Black cabbies say the scheme allows mincabs to 'rank' in the heart of London, a privilege reserved for taxis under the Public Carriage Office's licensing rules.
The pilot scheme is due to run until then end of the month, but the council is deciding whether to introduce marshals to other central London streets.
Hundreds of cabbies took part in a 'drive-in' protest, on Thursday, February 5, against the marshalling scheme, which comes as the trade faces its leanest times in memory. Taxi groups say fares are down 30 per cent since December.
Westminster Council, which set up the scheme with the Heart of London Business Alliance, says it introduced the marshals to provide safe transport to and from the West End, making it harder for touts and illegal minicabs to operate.
Despite a 44 per cent fall in cabrelated sexual offences since 2002, police still fear rogue minicabs are preying on drunken revellers - more than 100 attacks were reported in 2007.
Minicabs can now gather at a bus bay in Whitcomb Street, Leicester Square, from Thursdays to Saturdays, between 9pm and 4am.
Uniformed marshals take customers to a booking booth - run by West 1 Minicabs - and guide them to the first available minicab.
The London Taxi Drivers Association says the scheme oversteps the rules on running minicabs, by allowing them to wait for hire on the street - in breach of the licence agreement that states minicabs must be pre-booked.

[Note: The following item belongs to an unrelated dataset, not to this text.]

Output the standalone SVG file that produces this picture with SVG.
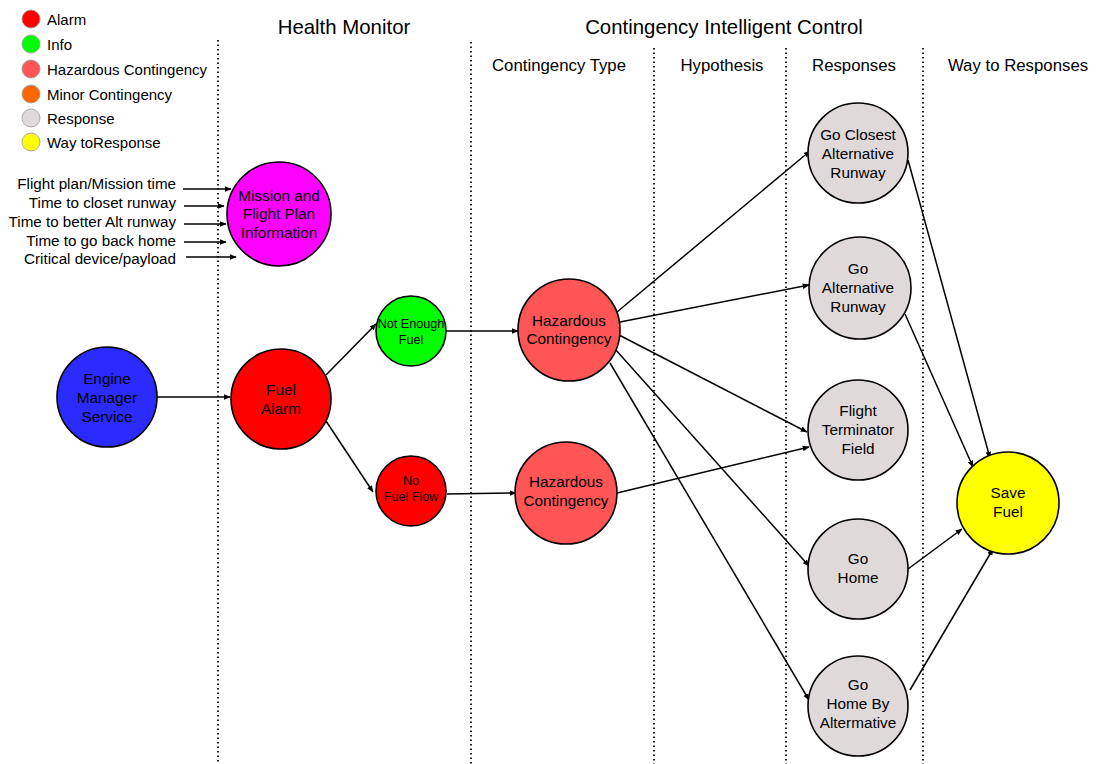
<svg xmlns="http://www.w3.org/2000/svg" width="1096" height="764" viewBox="0 0 1096 764">
  <defs>
    <marker id="arrow" viewBox="0 0 10 10" refX="9" refY="5" markerWidth="7" markerHeight="7" markerUnits="userSpaceOnUse" orient="auto">
      <path d="M0,1 L10,5 L0,9 z" fill="#000"/>
    </marker>
    <style>
      text { font-family: "Liberation Sans", Arial, sans-serif; fill: #000; }
      .node circle { stroke: #000; stroke-width: 1.6; }
      .node text { font-size: 15.3px; text-anchor: middle; }
      .node text.small { font-size: 12.6px; }
      .divider { stroke: #222; stroke-width: 2; stroke-dasharray: 1.5 3; fill: none; }
      .edges line { stroke: #000; stroke-width: 1.5; marker-end: url(#arrow); }
      .legend circle { stroke: #999; stroke-width: 0.8; }
      .legend text { font-size: 15px; }
      .title { font-size: 20.4px; text-anchor: middle; }
      .sub { font-size: 16.8px; text-anchor: middle; }
      .input { font-size: 15.2px; text-anchor: end; }
      .alarm { fill: #ff0000; }
      .info { fill: #00ff00; }
      .hazard { fill: #ff5555; }
      .minor { fill: #ff6600; }
      .response { fill: #e0d9d9; }
      .way { fill: #ffff00; }
    </style>
  </defs>

  <rect width="1096" height="764" fill="#fff"/>

  <!-- legend -->
  <g id="legend" class="legend">
    <circle cx="31" cy="19" r="9" class="alarm"/><text x="47" y="25">Alarm</text>
    <circle cx="31" cy="44" r="9" class="info"/><text x="47" y="50">Info</text>
    <circle cx="31" cy="69" r="9" class="hazard"/><text x="47" y="75">Hazardous Contingency</text>
    <circle cx="31" cy="94" r="9" class="minor"/><text x="47" y="100">Minor Contingency</text>
    <circle cx="31" cy="118" r="9" class="response"/><text x="47" y="124">Response</text>
    <circle cx="31" cy="142" r="9" class="way"/><text x="47" y="148">Way toResponse</text>
  </g>

  <!-- column dividers -->
  <g id="dividers">
    <line class="divider" x1="218" y1="40" x2="218" y2="764"/>
    <line class="divider" x1="471" y1="42" x2="471" y2="764"/>
    <line class="divider" x1="654" y1="48" x2="654" y2="764"/>
    <line class="divider" x1="786" y1="48" x2="786" y2="764"/>
    <line class="divider" x1="923" y1="48" x2="923" y2="764"/>
  </g>

  <!-- column headings -->
  <g id="headings">
    <text class="title" x="344" y="34">Health Monitor</text>
    <text class="title" x="724" y="34">Contingency Intelligent Control</text>
    <text class="sub" x="559" y="71">Contingency Type</text>
    <text class="sub" x="722" y="71">Hypothesis</text>
    <text class="sub" x="854" y="71">Responses</text>
    <text class="sub" x="1018" y="71">Way to Responses</text>
  </g>

  <!-- mission inputs -->
  <g id="inputs">
    <text class="input" x="176" y="189">Flight plan/Mission time</text>
    <text class="input" x="176" y="208">Time to closet runway</text>
    <text class="input" x="176" y="227">Time to better Alt runway</text>
    <text class="input" x="176" y="246">Time to go back home</text>
    <text class="input" x="176" y="264">Critical device/payload</text>
  </g>

  <!-- connectors -->
  <g id="connectors" class="edges">
    <line x1="183" y1="189" x2="231" y2="189"/>
    <line x1="184" y1="206" x2="224" y2="206"/>
    <line x1="184" y1="224" x2="226" y2="224"/>
    <line x1="184" y1="242" x2="226" y2="242"/>
    <line x1="186" y1="257" x2="236" y2="257"/>

    <line x1="157" y1="397" x2="230" y2="397"/>
    <line x1="326" y1="375" x2="376" y2="324"/>
    <line x1="326" y1="421" x2="373" y2="492"/>
    <line x1="446" y1="331" x2="518" y2="331"/>
    <line x1="447" y1="494" x2="516" y2="493"/>

    <line x1="617" y1="312" x2="810" y2="151"/>
    <line x1="620" y1="322" x2="809" y2="285"/>
    <line x1="619" y1="335" x2="807" y2="432"/>
    <line x1="615" y1="349" x2="809" y2="566"/>
    <line x1="610" y1="363" x2="809" y2="700"/>
    <line x1="617" y1="493" x2="809" y2="447"/>

    <line x1="908" y1="160" x2="990" y2="458"/>
    <line x1="905" y1="314" x2="973" y2="467"/>
    <line x1="908" y1="569" x2="962" y2="529"/>
    <line x1="910" y1="690" x2="993" y2="549"/>
  </g>

  <!-- nodes -->
  <g id="mission" class="node">
    <circle cx="279" cy="214" r="52" fill="#ff00ff"/>
    <text x="279" y="201">Mission and</text>
    <text x="279" y="219">Flight Plan</text>
    <text x="279" y="238">Information</text>
  </g>
  <g id="engine" class="node">
    <circle cx="107" cy="397" r="50" fill="#2b2bff"/>
    <text x="107" y="384">Engine</text>
    <text x="107" y="403">Manager</text>
    <text x="107" y="422">Service</text>
  </g>
  <g id="fuel-alarm" class="node">
    <circle cx="281" cy="399" r="50" class="alarm"/>
    <text x="281" y="395">Fuel</text>
    <text x="281" y="414">Alarm</text>
  </g>
  <g id="not-enough-fuel" class="node">
    <circle cx="411" cy="331" r="35" class="info"/>
    <text class="small" x="411" y="328">Not Enough</text>
    <text class="small" x="411" y="344">Fuel</text>
  </g>
  <g id="no-fuel-flow" class="node">
    <circle cx="411" cy="491" r="35" class="alarm"/>
    <text class="small" x="411" y="485">No</text>
    <text class="small" x="411" y="501">Fuel Flow</text>
  </g>
  <g id="hazard-1" class="node">
    <circle cx="569" cy="330" r="51" class="hazard"/>
    <text x="569" y="326">Hazardous</text>
    <text x="569" y="344">Contingency</text>
  </g>
  <g id="hazard-2" class="node">
    <circle cx="566" cy="493" r="51" class="hazard"/>
    <text x="566" y="487">Hazardous</text>
    <text x="566" y="506">Contingency</text>
  </g>
  <g id="go-closest" class="node">
    <circle cx="858" cy="153" r="50" class="response"/>
    <text x="858" y="140">Go Closest</text>
    <text x="858" y="159">Alternative</text>
    <text x="858" y="178">Runway</text>
  </g>
  <g id="go-alternative" class="node">
    <circle cx="860" cy="288" r="51" class="response"/>
    <text x="858" y="274">Go</text>
    <text x="858" y="293">Alternative</text>
    <text x="858" y="312">Runway</text>
  </g>
  <g id="flight-terminator" class="node">
    <circle cx="858" cy="430" r="50" class="response"/>
    <text x="858" y="416">Flight</text>
    <text x="858" y="435">Terminator</text>
    <text x="858" y="454">Field</text>
  </g>
  <g id="go-home" class="node">
    <circle cx="858" cy="569" r="50" class="response"/>
    <text x="858" y="564">Go</text>
    <text x="858" y="583">Home</text>
  </g>
  <g id="go-home-alt" class="node">
    <circle cx="858" cy="706" r="50" class="response"/>
    <text x="858" y="690">Go</text>
    <text x="858" y="709">Home By</text>
    <text x="858" y="728">Altermative</text>
  </g>
  <g id="save-fuel" class="node">
    <circle cx="1008" cy="503" r="51" class="way"/>
    <text x="1008" y="498">Save</text>
    <text x="1008" y="517">Fuel</text>
  </g>
</svg>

"By approving this rank of minicabs where they can wait around the corner for customers, the Public Carriage Office are letting them behave like taxis," says Bob Oddy of the LDTA.
"There's a principle at stake here and if we let it go, the whole system will fall down. It will also have a major impact on our trade, which is already 30 per cent down this year due to the credit crunch. Taxis should be taxis and minicabs, minicabs."
Refuting accusations the marshal scheme is in effect a minicab rank, Martin Low, director of transportation at Westminster City Council, said: "This is about getting people home safely at night.
"Unfortunately, there are problems with unlicensed minicabs in central London.
"This marshalled service was introduced so people can book and pay for a minicab and then be escorted to their safe, registered cab home.
"It was never intended to replace black cabs, who offer an excellent service."
But taxi drivers are unconvinced, claiming the industry is under unparalleled pressure as customers tighten their belts.
Mr Oddy also urged the Public Carriage Office to stop issuing new cab licences during the recession - a call the PCO has so far ignored.
"Demand for taxis is down, so it makes no sense at all to have more taxis hitting the streets, at least until people have more money in their pockets."